[Task description]: Below is a listing to write out in full, exactly as given, without its pictures.

(Charts and diagrams as code)
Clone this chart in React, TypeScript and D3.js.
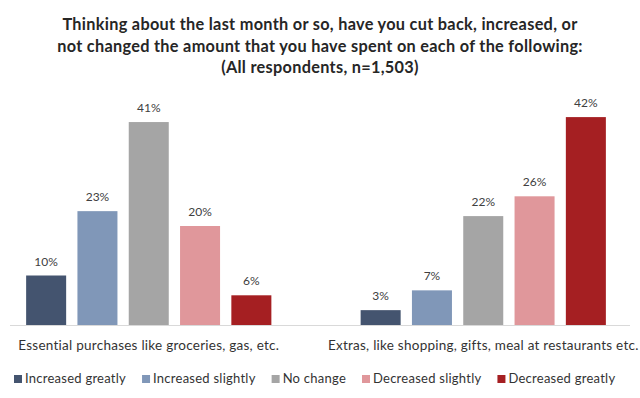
import React, { useEffect, useRef } from "react";
import * as d3 from "d3";

const titleLines = [
  "Thinking about the last month or so, have you cut back, increased, or",
  "not changed the amount that you have spent on each of the following:",
  "(All respondents, n=1,503)",
];
const categories = [
  "Essential purchases like groceries, gas, etc.",
  "Extras, like shopping, gifts, meal at restaurants etc.",
];
const seriesNames = [
  "Increased greatly",
  "Increased slightly",
  "No change",
  "Decreased slightly",
  "Decreased greatly",
];
const seriesColors = ["#44546f", "#8097b8", "#a5a5a5", "#e0979b", "#a51f22"];
// values per series, in category order
const increasedGreatly = [10, 3];
const increasedSlightly = [23, 7];
const noChange = [41, 22];
const decreasedSlightly = [20, 26];
const decreasedGreatly = [6, 42];
const seriesValues = [increasedGreatly, increasedSlightly, noChange, decreasedSlightly, decreasedGreatly];

const W = 640;
const H = 398;
const FONT = "Lato, 'Open Sans', sans-serif";

export default function App() {
  const ref = useRef<SVGSVGElement>(null);

  useEffect(() => {
    const svg = d3.select(ref.current);
    svg.selectAll("*").remove();

    const baseline = 325;
    const y = d3.scaleLinear().domain([0, 45]).range([baseline, baseline - 45 * 4.95]);
    const x0 = d3.scaleBand<string>().domain(categories).range([-18.5, 650.5]);
    const x1 = d3
      .scaleBand<string>()
      .domain(seriesNames)
      .range([0, x0.bandwidth()])
      .paddingInner(0.22)
      .paddingOuter(0.87);

    // title
    svg
      .append("g")
      .selectAll("text")
      .data(titleLines)
      .enter()
      .append("text")
      .attr("x", W / 2)
      .attr("y", (d, i) => 30 + i * 21.7)
      .attr("text-anchor", "middle")
      .style("font-family", FONT)
      .style("font-weight", "bold")
      .style("font-size", "16.3px")
      .style("letter-spacing", "0.3px")
      .style("fill", "#262626")
      .text((d) => d);

    // axis line
    svg
      .append("line")
      .attr("x1", 10)
      .attr("x2", 630)
      .attr("y1", baseline + 0.5)
      .attr("y2", baseline + 0.5)
      .style("stroke", "#d9d9d9")
      .style("stroke-width", 1);

    const groups = svg
      .selectAll(".grp")
      .data(categories)
      .enter()
      .append("g")
      .attr("transform", (d) => `translate(${x0(d)},0)`);

    const barData = (ci: number) =>
      seriesNames.map((s, si) => ({ s, si, v: seriesValues[si][ci] }));

    groups.each(function (cat, ci) {
      const g = d3.select(this);
      const bars = g.selectAll("rect").data(barData(ci)).enter();
      bars
        .append("rect")
        .attr("x", (d) => x1(d.s)!)
        .attr("width", x1.bandwidth())
        .attr("y", (d) => y(d.v))
        .attr("height", (d) => baseline - y(d.v))
        .attr("fill", (d) => seriesColors[d.si]);
      g.selectAll("text.val")
        .data(barData(ci))
        .enter()
        .append("text")
        .attr("class", "val")
        .attr("x", (d) => x1(d.s)! + x1.bandwidth() / 2)
        .attr("y", (d) => y(d.v) - 10)
        .attr("text-anchor", "middle")
        .style("font-family", FONT)
        .style("font-size", "12px")
        .style("fill", "#404040")
        .text((d) => `${d.v}%`);
      g.append("text")
        .attr("x", x0.bandwidth() / 2)
        .attr("y", 349.5)
        .attr("text-anchor", "middle")
        .style("font-family", FONT)
        .style("font-size", "13.5px")
        .style("letter-spacing", "0.25px")
        .style("fill", "#333")
        .text(cat);
    });

    // legend, laid out left to right
    const legend = svg.append("g").attr("transform", "translate(14,383)");
    let cx = 0;
    seriesNames.forEach((name, i) => {
      const item = legend.append("g").attr("transform", `translate(${cx},0)`);
      item
        .append("rect")
        .attr("x", 0)
        .attr("y", -8)
        .attr("width", 8)
        .attr("height", 8)
        .attr("fill", seriesColors[i]);
      const t = item
        .append("text")
        .attr("x", 11)
        .attr("y", 0)
        .style("font-family", FONT)
        .style("font-size", "13px")
        .style("letter-spacing", "0.25px")
        .style("fill", "#333")
        .text(name);
      const len = (t.node() as SVGTextElement).getComputedTextLength();
      cx += 11 + len + 16;
    });
  }, []);

  return (
    <svg
      ref={ref}
      width={W}
      height={H}
      style={{ position: "absolute", left: 0, top: 0, background: "#fff" }}
    />
  );
}
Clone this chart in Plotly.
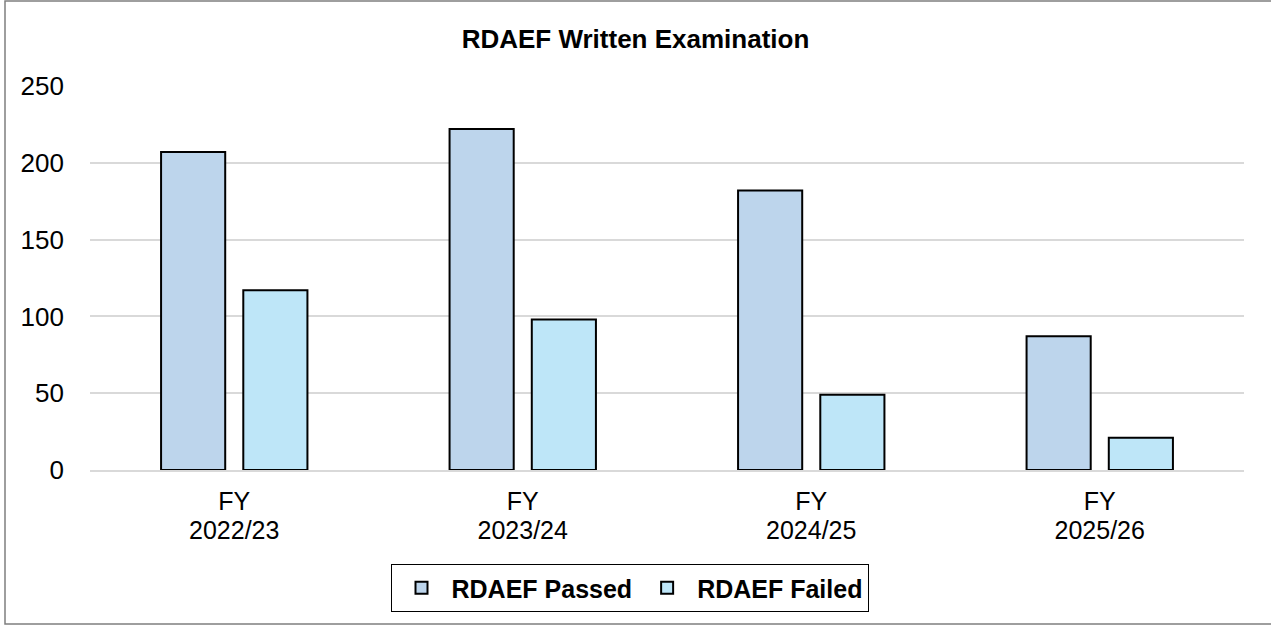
import plotly.graph_objects as go

categories = ["FY 2022/23", "FY 2023/24", "FY 2024/25", "FY 2025/26"]
passed = [207, 222, 182, 87]
failed = [117, 98, 49, 21]
series_names = ["RDAEF Passed", "RDAEF Failed"]
y_ticks = [0, 50, 100, 150, 200, 250]

W, H = 1271, 626
ml, mr, mt, mb = 90, 27, 86, 156
pw, ph = W - ml - mr, H - mt - mb

def px_x(p):
    return (p - ml) / pw

def px_y(p):
    return (H - mb - p) / ph

big = "<span style='font-size:25px'>{}</span>"
tick_text = ["<br>".join(big.format(part) for part in c.split(" ", 1)) for c in categories]

fig = go.Figure()
fig.add_trace(go.Bar(x=categories, y=passed, name=series_names[0],
                     marker=dict(color="#BDD5EC", line=dict(color="black", width=2))))
fig.add_trace(go.Bar(x=categories, y=failed, name=series_names[1],
                     marker=dict(color="#BEE6F8", line=dict(color="black", width=2))))

fig.update_layout(
    width=W, height=H,
    margin=dict(l=ml, r=mr, t=mt, b=mb),
    paper_bgcolor="white", plot_bgcolor="white",
    barmode="group", bargap=0.43, bargroupgap=0.22,
    font=dict(family="Arial, Liberation Sans", color="black", size=18),
    title=dict(text="<b>RDAEF Written Examination</b>", x=0.5, xref="container", xanchor="center",
               y=1 - 39 / H, yref="container", yanchor="middle",
               font=dict(size=26, color="black", family="Arial, Liberation Sans")),
    showlegend=True,
    legend=dict(orientation="h", x=px_x(629.5), xanchor="center", y=px_y(564), yanchor="top",
                bordercolor="black", borderwidth=1,
                font=dict(size=25, color="black", family="Arial, Liberation Sans", weight="bold"),
                itemwidth=50, tracegroupgap=0),
    xaxis=dict(showgrid=False, showline=True, linecolor="#d9d9d9", linewidth=2,
               tickmode="array", tickvals=categories, ticktext=tick_text,
               ticks="", ticklabelstandoff=12, tickfont=dict(size=22)),
    yaxis=dict(range=[0, 250], tickvals=y_ticks, showgrid=True, gridcolor="#d9d9d9", gridwidth=2,
               zeroline=False, showline=False, ticks="", ticklabelstandoff=25,
               tickfont=dict(size=26)),
    shapes=[dict(type="rect", xref="paper", yref="paper",
                 x0=px_x(5), x1=px_x(1273), y0=px_y(624), y1=px_y(1),
                 line=dict(color="#7f7f7f", width=1.5), fillcolor="rgba(0,0,0,0)", layer="below")],
)

fig.write_html("out.html", config={"displayModeBar": False},
               post_script="document.body.style.margin='0px';")
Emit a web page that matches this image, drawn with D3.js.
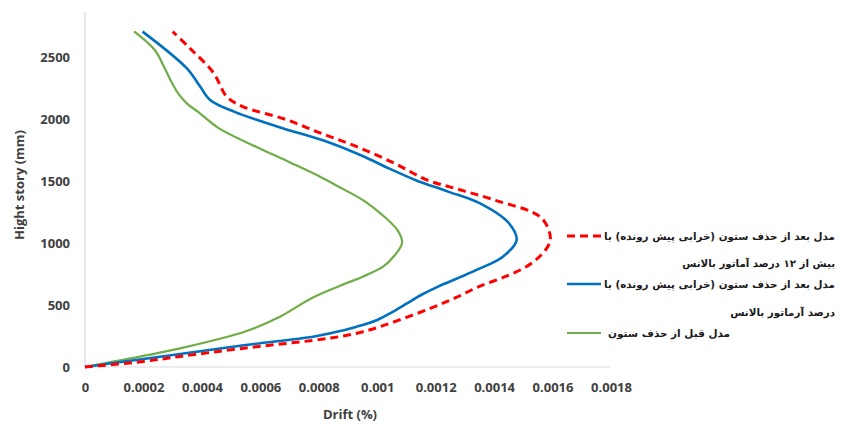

[Solution]:
Clone this chart in React, TypeScript and D3.js.
import React, { useEffect, useRef } from "react";
import * as d3 from "d3";

const titleLines = [
  "Thinking about the last month or so, have you cut back, increased, or",
  "not changed the amount that you have spent on each of the following:",
  "(All respondents, n=1,503)",
];
const categories = [
  "Essential purchases like groceries, gas, etc.",
  "Extras, like shopping, gifts, meal at restaurants etc.",
];
const seriesNames = [
  "Increased greatly",
  "Increased slightly",
  "No change",
  "Decreased slightly",
  "Decreased greatly",
];
const seriesColors = ["#44546f", "#8097b8", "#a5a5a5", "#e0979b", "#a51f22"];
// values per series, in category order
const increasedGreatly = [10, 3];
const increasedSlightly = [23, 7];
const noChange = [41, 22];
const decreasedSlightly = [20, 26];
const decreasedGreatly = [6, 42];
const seriesValues = [increasedGreatly, increasedSlightly, noChange, decreasedSlightly, decreasedGreatly];

const W = 640;
const H = 398;
const FONT = "Lato, 'Open Sans', sans-serif";

export default function App() {
  const ref = useRef<SVGSVGElement>(null);

  useEffect(() => {
    const svg = d3.select(ref.current);
    svg.selectAll("*").remove();

    const baseline = 325;
    const y = d3.scaleLinear().domain([0, 45]).range([baseline, baseline - 45 * 4.95]);
    const x0 = d3.scaleBand<string>().domain(categories).range([-18.5, 650.5]);
    const x1 = d3
      .scaleBand<string>()
      .domain(seriesNames)
      .range([0, x0.bandwidth()])
      .paddingInner(0.22)
      .paddingOuter(0.87);

    // title
    svg
      .append("g")
      .selectAll("text")
      .data(titleLines)
      .enter()
      .append("text")
      .attr("x", W / 2)
      .attr("y", (d, i) => 30 + i * 21.7)
      .attr("text-anchor", "middle")
      .style("font-family", FONT)
      .style("font-weight", "bold")
      .style("font-size", "16.3px")
      .style("letter-spacing", "0.3px")
      .style("fill", "#262626")
      .text((d) => d);

    // axis line
    svg
      .append("line")
      .attr("x1", 10)
      .attr("x2", 630)
      .attr("y1", baseline + 0.5)
      .attr("y2", baseline + 0.5)
      .style("stroke", "#d9d9d9")
      .style("stroke-width", 1);

    const groups = svg
      .selectAll(".grp")
      .data(categories)
      .enter()
      .append("g")
      .attr("transform", (d) => `translate(${x0(d)},0)`);

    const barData = (ci: number) =>
      seriesNames.map((s, si) => ({ s, si, v: seriesValues[si][ci] }));

    groups.each(function (cat, ci) {
      const g = d3.select(this);
      const bars = g.selectAll("rect").data(barData(ci)).enter();
      bars
        .append("rect")
        .attr("x", (d) => x1(d.s)!)
        .attr("width", x1.bandwidth())
        .attr("y", (d) => y(d.v))
        .attr("height", (d) => baseline - y(d.v))
        .attr("fill", (d) => seriesColors[d.si]);
      g.selectAll("text.val")
        .data(barData(ci))
        .enter()
        .append("text")
        .attr("class", "val")
        .attr("x", (d) => x1(d.s)! + x1.bandwidth() / 2)
        .attr("y", (d) => y(d.v) - 10)
        .attr("text-anchor", "middle")
        .style("font-family", FONT)
        .style("font-size", "12px")
        .style("fill", "#404040")
        .text((d) => `${d.v}%`);
      g.append("text")
        .attr("x", x0.bandwidth() / 2)
        .attr("y", 349.5)
        .attr("text-anchor", "middle")
        .style("font-family", FONT)
        .style("font-size", "13.5px")
        .style("letter-spacing", "0.25px")
        .style("fill", "#333")
        .text(cat);
    });

    // legend, laid out left to right
    const legend = svg.append("g").attr("transform", "translate(14,383)");
    let cx = 0;
    seriesNames.forEach((name, i) => {
      const item = legend.append("g").attr("transform", `translate(${cx},0)`);
      item
        .append("rect")
        .attr("x", 0)
        .attr("y", -8)
        .attr("width", 8)
        .attr("height", 8)
        .attr("fill", seriesColors[i]);
      const t = item
        .append("text")
        .attr("x", 11)
        .attr("y", 0)
        .style("font-family", FONT)
        .style("font-size", "13px")
        .style("letter-spacing", "0.25px")
        .style("fill", "#333")
        .text(name);
      const len = (t.node() as SVGTextElement).getComputedTextLength();
      cx += 11 + len + 16;
    });
  }, []);

  return (
    <svg
      ref={ref}
      width={W}
      height={H}
      style={{ position: "absolute", left: 0, top: 0, background: "#fff" }}
    />
  );
}
Clone this chart in Plotly.
import plotly.graph_objects as go

categories = ["FY 2022/23", "FY 2023/24", "FY 2024/25", "FY 2025/26"]
passed = [207, 222, 182, 87]
failed = [117, 98, 49, 21]
series_names = ["RDAEF Passed", "RDAEF Failed"]
y_ticks = [0, 50, 100, 150, 200, 250]

W, H = 1271, 626
ml, mr, mt, mb = 90, 27, 86, 156
pw, ph = W - ml - mr, H - mt - mb

def px_x(p):
    return (p - ml) / pw

def px_y(p):
    return (H - mb - p) / ph

big = "<span style='font-size:25px'>{}</span>"
tick_text = ["<br>".join(big.format(part) for part in c.split(" ", 1)) for c in categories]

fig = go.Figure()
fig.add_trace(go.Bar(x=categories, y=passed, name=series_names[0],
                     marker=dict(color="#BDD5EC", line=dict(color="black", width=2))))
fig.add_trace(go.Bar(x=categories, y=failed, name=series_names[1],
                     marker=dict(color="#BEE6F8", line=dict(color="black", width=2))))

fig.update_layout(
    width=W, height=H,
    margin=dict(l=ml, r=mr, t=mt, b=mb),
    paper_bgcolor="white", plot_bgcolor="white",
    barmode="group", bargap=0.43, bargroupgap=0.22,
    font=dict(family="Arial, Liberation Sans", color="black", size=18),
    title=dict(text="<b>RDAEF Written Examination</b>", x=0.5, xref="container", xanchor="center",
               y=1 - 39 / H, yref="container", yanchor="middle",
               font=dict(size=26, color="black", family="Arial, Liberation Sans")),
    showlegend=True,
    legend=dict(orientation="h", x=px_x(629.5), xanchor="center", y=px_y(564), yanchor="top",
                bordercolor="black", borderwidth=1,
                font=dict(size=25, color="black", family="Arial, Liberation Sans", weight="bold"),
                itemwidth=50, tracegroupgap=0),
    xaxis=dict(showgrid=False, showline=True, linecolor="#d9d9d9", linewidth=2,
               tickmode="array", tickvals=categories, ticktext=tick_text,
               ticks="", ticklabelstandoff=12, tickfont=dict(size=22)),
    yaxis=dict(range=[0, 250], tickvals=y_ticks, showgrid=True, gridcolor="#d9d9d9", gridwidth=2,
               zeroline=False, showline=False, ticks="", ticklabelstandoff=25,
               tickfont=dict(size=26)),
    shapes=[dict(type="rect", xref="paper", yref="paper",
                 x0=px_x(5), x1=px_x(1273), y0=px_y(624), y1=px_y(1),
                 line=dict(color="#7f7f7f", width=1.5), fillcolor="rgba(0,0,0,0)", layer="below")],
)

fig.write_html("out.html", config={"displayModeBar": False},
               post_script="document.body.style.margin='0px';")
Emit a web page that matches this image, drawn with D3.js.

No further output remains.